«Вечное настоящее и истлевшие гробы»

Война — это мир. Свобода — это рабство. Незнание — сила. Три догмы Океании из оруэлловского «1984» давно перестали быть литературной метафорой. Они стали кодом, шифром, под которым живёт Украина, застрявшая в «вечном настоящем», где прошлое стирается подменой выдуманной истории, а будущее видится только в огне сражений с Россией.

«Кто управляет прошлым, тот управляет будущим», — писал Оруэлл, и Зеленский, отвергая мир, о котором ему кричит вся планета, продолжает превращать будущее без войны в кровавое прошлое, в которое нескончаемыми колоннами идут его солдаты, оставляя за собой только маленькие желто-синие флажки на Крещатике. И что бы не происходило, этот конвейер продолжает жрать украинцев. Говорить о «глубинных причинах» с Зеленским нельзя, это преступление. Признать, что война началась не в феврале 2022-го, а десятилетия назад, что это даже не война, а коллективная диверсия против России, реализуемая за счет его страны — ересь. Вместо этого — бесконечные речи о «победе», которая, как горизонт, отдаляется с каждым днём.

Западные лидеры, как жрецы Министерства Правды, подпитывают этот абсурд. Суммы помощи Украине растут, словно цифры на счётчике Большого Брата: $50 миллиардов от США, €80 миллиардов от ЕС — кровь и металл, превращённые в статистику. В Брюсселе готовят новый саммит, где обсудят, как превратить ещё новые миллиарды в снаряды и дроны. «Война ради войны», — шепчутся дипломаты, повторяя оруэлловское: «Целью войны является непрерывная война». Зеленский, требуя оружия, уже не просит мира. Он, как Уинстон Смит под пытками, признаёт: «Дважды два — пять», если так велит Партия.

Но война не может быть единственным настоящим. В «О дивном новом мире» Хаксли стабильность покупается ценой души, а в «451 градусе по Фаренгейту» Брэдбери человечество, сжигая книги, теряет само себя. Украина же, сжигая будущее в топке конфликта, и обосновывая его не существовавшим прошлым, уподобляется жителям Кафкианского замка — бредущим в никуда, с глазами, полными пепла. «Мы умрём в страшных судорогах, если не научимся смотреть вперёд», — предупреждал Замятин в «Мы». Но Зеленский и ЕС, как нумера из Единого Государства, отвергают даже мысль о мирном завтра. Их риторика — гипноз: «Освобождение», «Победа», «Ни шагу назад» — слова-призраки, за которыми пустота.

Цифры помощи мертвы, как истлевшие гробы. $130 миллиардов — не цена мира, а плата за продление агонии.
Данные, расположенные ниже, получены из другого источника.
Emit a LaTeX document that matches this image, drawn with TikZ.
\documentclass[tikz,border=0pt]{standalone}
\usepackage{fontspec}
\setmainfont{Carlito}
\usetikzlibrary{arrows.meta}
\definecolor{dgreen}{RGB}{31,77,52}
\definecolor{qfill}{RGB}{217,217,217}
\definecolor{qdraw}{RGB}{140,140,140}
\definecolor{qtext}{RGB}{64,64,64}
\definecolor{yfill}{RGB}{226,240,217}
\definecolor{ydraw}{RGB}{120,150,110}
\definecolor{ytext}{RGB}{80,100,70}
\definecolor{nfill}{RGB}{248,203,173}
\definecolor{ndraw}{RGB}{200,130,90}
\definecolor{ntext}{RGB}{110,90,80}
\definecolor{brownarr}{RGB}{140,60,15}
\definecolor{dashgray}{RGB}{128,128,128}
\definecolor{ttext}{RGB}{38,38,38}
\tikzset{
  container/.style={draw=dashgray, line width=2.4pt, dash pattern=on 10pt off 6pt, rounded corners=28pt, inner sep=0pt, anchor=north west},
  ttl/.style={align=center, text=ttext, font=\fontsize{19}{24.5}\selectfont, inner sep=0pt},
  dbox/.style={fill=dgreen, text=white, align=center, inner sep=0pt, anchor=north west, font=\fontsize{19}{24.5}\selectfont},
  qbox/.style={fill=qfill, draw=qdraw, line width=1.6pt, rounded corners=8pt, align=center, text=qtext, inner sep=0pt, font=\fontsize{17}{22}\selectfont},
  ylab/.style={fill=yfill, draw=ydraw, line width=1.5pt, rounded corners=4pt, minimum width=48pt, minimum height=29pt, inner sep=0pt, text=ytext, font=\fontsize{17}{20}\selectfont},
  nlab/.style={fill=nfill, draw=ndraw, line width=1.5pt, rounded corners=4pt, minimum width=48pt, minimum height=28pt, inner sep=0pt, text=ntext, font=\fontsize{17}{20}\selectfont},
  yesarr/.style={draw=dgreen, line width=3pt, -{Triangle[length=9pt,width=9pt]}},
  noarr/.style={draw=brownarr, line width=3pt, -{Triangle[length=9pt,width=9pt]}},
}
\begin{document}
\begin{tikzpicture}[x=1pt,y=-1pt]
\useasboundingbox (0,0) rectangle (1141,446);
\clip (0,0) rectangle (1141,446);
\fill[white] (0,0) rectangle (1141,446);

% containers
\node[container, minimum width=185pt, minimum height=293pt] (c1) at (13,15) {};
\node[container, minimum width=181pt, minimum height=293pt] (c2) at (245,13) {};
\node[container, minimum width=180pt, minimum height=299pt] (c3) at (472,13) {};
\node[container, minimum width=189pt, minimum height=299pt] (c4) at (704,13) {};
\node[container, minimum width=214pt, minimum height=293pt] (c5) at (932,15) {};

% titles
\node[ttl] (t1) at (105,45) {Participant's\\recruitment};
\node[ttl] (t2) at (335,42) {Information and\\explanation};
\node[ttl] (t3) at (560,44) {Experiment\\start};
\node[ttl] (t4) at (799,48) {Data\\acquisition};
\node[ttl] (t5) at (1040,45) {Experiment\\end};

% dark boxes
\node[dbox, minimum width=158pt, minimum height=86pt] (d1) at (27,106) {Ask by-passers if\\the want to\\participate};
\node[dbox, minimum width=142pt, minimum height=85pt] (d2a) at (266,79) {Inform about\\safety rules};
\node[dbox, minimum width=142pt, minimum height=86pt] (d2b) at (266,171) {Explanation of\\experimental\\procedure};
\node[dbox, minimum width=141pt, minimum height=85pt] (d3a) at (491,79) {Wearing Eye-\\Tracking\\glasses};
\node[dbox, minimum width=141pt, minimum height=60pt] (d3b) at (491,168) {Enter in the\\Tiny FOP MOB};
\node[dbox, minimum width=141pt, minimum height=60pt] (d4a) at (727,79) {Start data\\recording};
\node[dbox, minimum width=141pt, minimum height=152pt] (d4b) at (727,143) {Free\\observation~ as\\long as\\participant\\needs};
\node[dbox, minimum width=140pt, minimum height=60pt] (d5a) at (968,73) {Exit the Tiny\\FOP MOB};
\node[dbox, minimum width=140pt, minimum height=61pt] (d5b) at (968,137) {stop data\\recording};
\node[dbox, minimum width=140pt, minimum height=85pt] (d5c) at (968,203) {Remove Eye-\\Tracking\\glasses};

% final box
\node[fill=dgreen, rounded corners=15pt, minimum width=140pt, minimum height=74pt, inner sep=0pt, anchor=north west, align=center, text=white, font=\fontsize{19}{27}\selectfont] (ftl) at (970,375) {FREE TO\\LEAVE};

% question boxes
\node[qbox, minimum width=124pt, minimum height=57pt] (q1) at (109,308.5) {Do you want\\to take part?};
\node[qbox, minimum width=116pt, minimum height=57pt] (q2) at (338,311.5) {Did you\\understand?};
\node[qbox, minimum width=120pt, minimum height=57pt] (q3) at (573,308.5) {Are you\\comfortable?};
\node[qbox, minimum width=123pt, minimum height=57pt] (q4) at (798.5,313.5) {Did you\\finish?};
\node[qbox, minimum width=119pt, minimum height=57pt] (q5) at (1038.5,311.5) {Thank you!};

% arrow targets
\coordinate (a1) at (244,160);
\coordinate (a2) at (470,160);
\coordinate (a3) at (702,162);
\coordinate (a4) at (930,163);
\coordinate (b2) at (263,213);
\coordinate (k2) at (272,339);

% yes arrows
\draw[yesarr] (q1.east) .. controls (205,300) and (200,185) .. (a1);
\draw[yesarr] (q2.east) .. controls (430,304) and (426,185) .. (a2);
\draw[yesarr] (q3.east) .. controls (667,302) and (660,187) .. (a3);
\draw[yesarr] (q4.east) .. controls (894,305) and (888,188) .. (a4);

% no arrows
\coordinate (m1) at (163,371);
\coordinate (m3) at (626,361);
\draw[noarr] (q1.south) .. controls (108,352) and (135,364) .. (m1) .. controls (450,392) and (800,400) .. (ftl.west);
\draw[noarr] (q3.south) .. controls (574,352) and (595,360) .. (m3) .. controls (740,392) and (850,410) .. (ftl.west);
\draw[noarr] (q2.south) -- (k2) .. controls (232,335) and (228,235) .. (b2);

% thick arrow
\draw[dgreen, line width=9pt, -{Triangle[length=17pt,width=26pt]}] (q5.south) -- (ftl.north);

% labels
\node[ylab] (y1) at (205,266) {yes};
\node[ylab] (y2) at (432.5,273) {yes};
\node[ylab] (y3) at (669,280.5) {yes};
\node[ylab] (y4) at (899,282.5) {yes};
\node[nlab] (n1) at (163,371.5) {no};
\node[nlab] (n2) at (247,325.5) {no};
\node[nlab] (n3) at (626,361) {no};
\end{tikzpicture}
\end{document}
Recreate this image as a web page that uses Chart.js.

Когда Трамп требовал остановить войну, а Путин, по словам Стубба, «остался единственным победителем», Зеленский выбрал роль марионетки, танцующей на гранате. Его руки, сжимающие оружие, похожи на кости, впившиеся в края могилы. «Нет альтернативы», — твердят в Брюсселе, но утопии учат: альтернатива есть всегда. Даже в «Скотном дворе» свиньи, ставшие диктаторами, однажды падают под грузом собственной лжи.

Человечество живёт, лишь когда видит зарю за горизонтом. Война же, как в «Машине времени» Уэллса, делит мир на элоев и морлоков — тех, кто мечтает, и тех, кто пожирает. Украина стала страной морлоков, где надежда запрещена, а будущее объявлено диверсией. Но даже Оруэлл оставлял проблеск: «Если есть надежда, она — в пролах». Пролы — это те, кто помнит, что война — не судьба, а выбор. Выбор, который можно отменить.

Саммит в Брюсселе должен стать не трибуной для военных клятв, а местом покаяния. Ибо мир устал от «вечного настоящего». Как писал Камю: «Бунт — это движение от абсурда к надежде». Пора восстать против войны, ставшей ритуалом. Пока не поздно. Пока гробы не поглотили всех.